Hey Recipe Critic readers! Chelsea back from Chelsea’s Messy Apron! The minute that berries come into season we go through them like crazy. They end up in breakfast every morning — whether it’s a fruit smoothie, on top of cereal/granola, or mixed in oatmeal.
To be totally honest, I’m actually not a huge oatmeal fan. HOWEVER, the second I add in some fresh or frozen fruit, I could eat oatmeal for days!
Since I’ve never loved oatmeal I’ve experimented with it a lot and developed a crazy delicious oatmeal recipe!!
This oatmeal whips up super quick and is honestly the best oatmeal I’ve ever had. It’s made ultra creamy with coconut milk.
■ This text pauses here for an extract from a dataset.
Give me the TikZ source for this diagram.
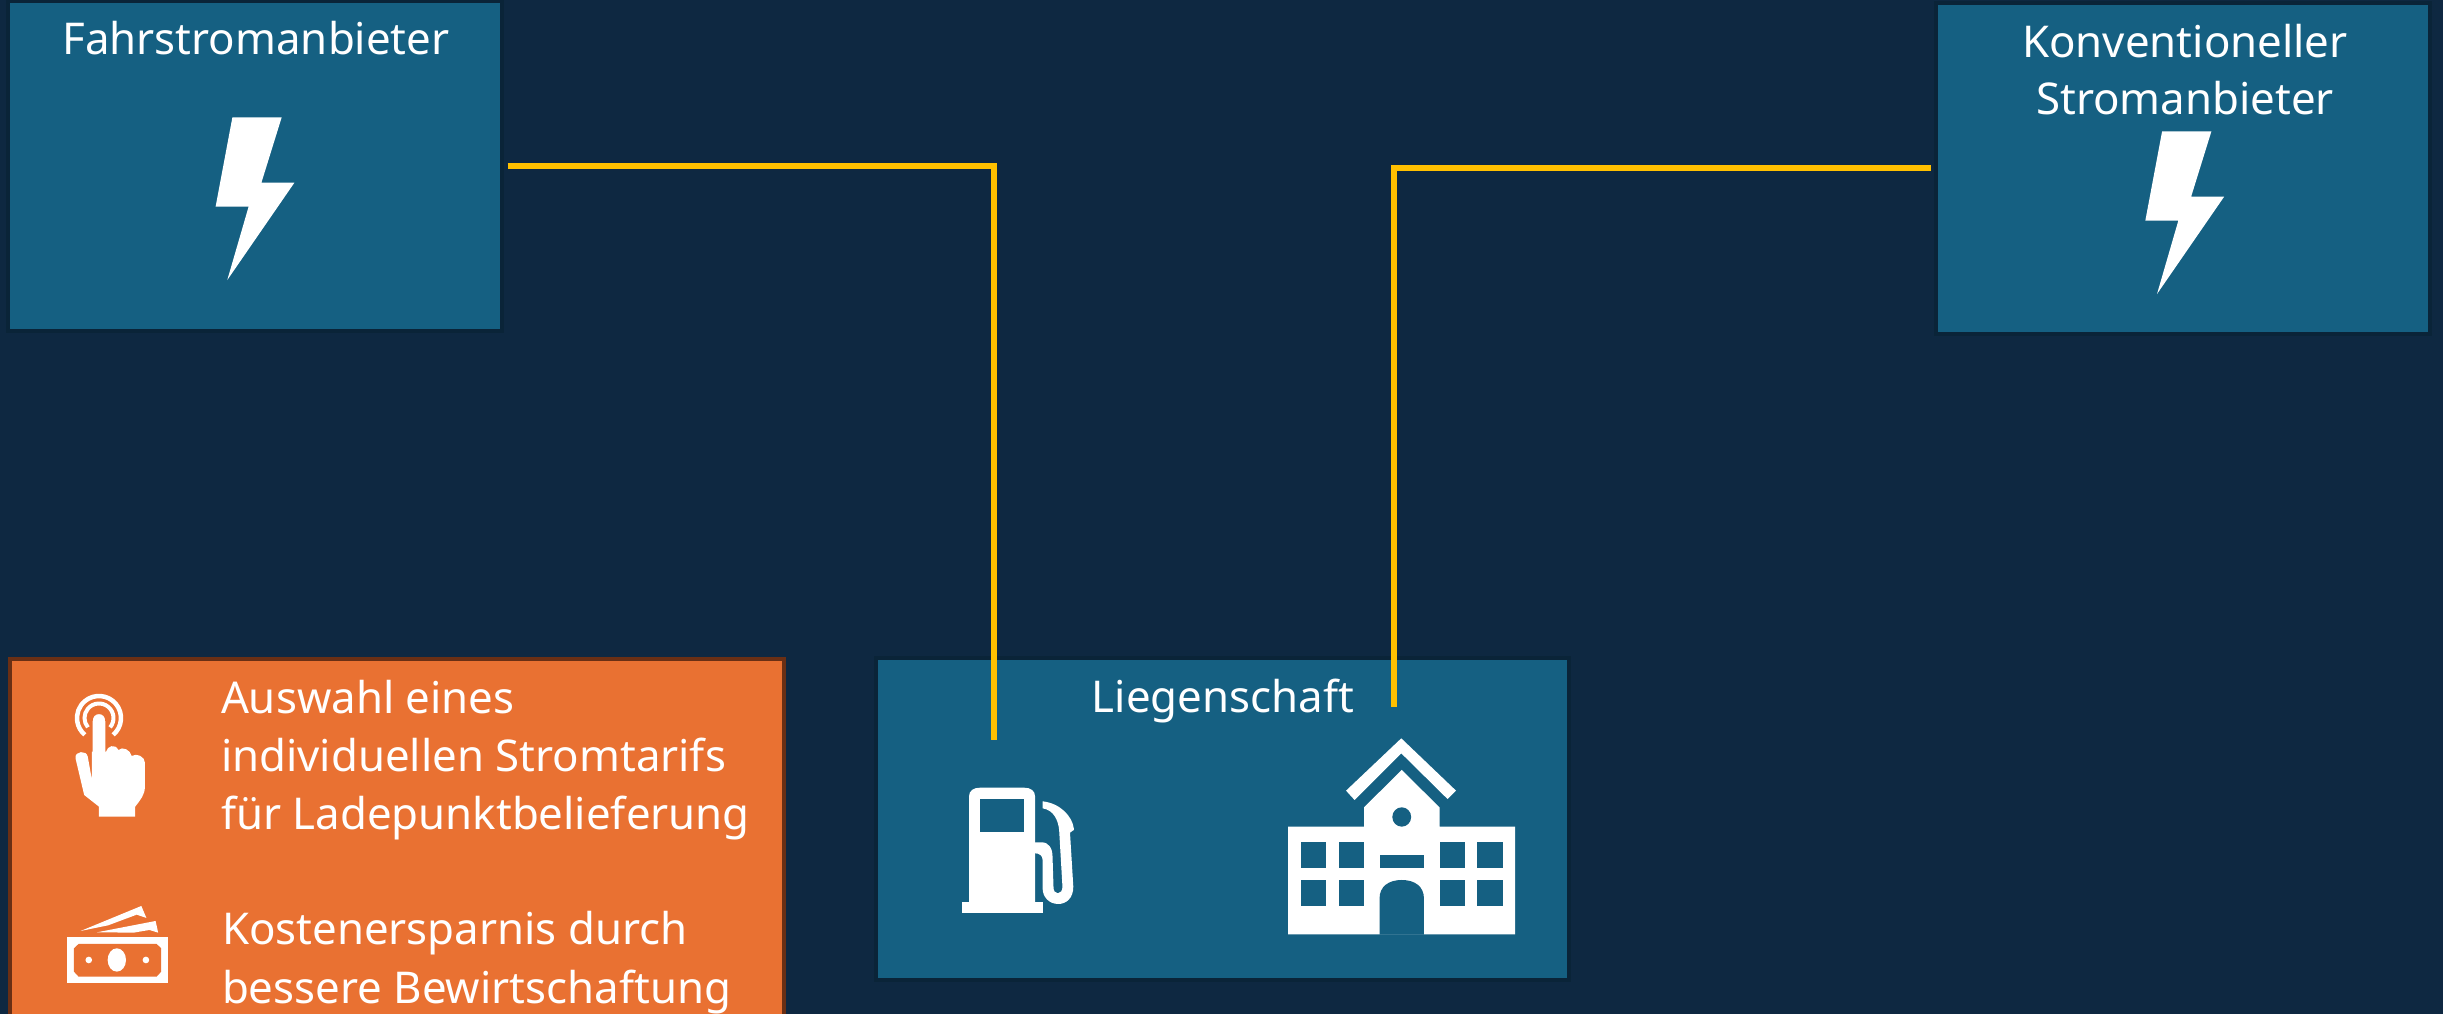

A little sweetener and it’s practically dessert for breakfast! The best part is the toppings — we love some good granola (link to my favorite recipe in the recipe box), fresh fruit, and chia seeds. Whatever you like mixed in granola will be delicious with this recipe!
- 1 can (14 ounces) unsweetened coconut milk
- 3-5 tablespoons honey
- 2 teaspoons vanilla extract
- ¼ teaspoon sea salt
- 1 cup quick cooking oats
- 1 cup blueberries, separated
- 2 tablespoons brown sugar
- Toasted coconut honey almond granola (TOP ratings!)
- Fresh fruit such as blackberries, blueberries
- Dried Cranberries
- Chia Seeds
- Add the coconut milk, honey, vanilla, and 1 cup water in a large pot and bring to a boil.
- Stir in the oats and bring to a boil stirring constantly.
- Reduce the heat to low and cover.
- Simmer on low for 5 minutes stirring every once and a while. Add in ½ cup blueberries, cover, and simmer for another 5 minutes or until the oats are cooked through and the mixture is super creamy.
- Remove from heat and add in the remaining ½ cup blueberries and brown sugar.
- Cover and allow to sit for another 5-10 minutes to really thicken up.
- Top with desired toppings and enjoy!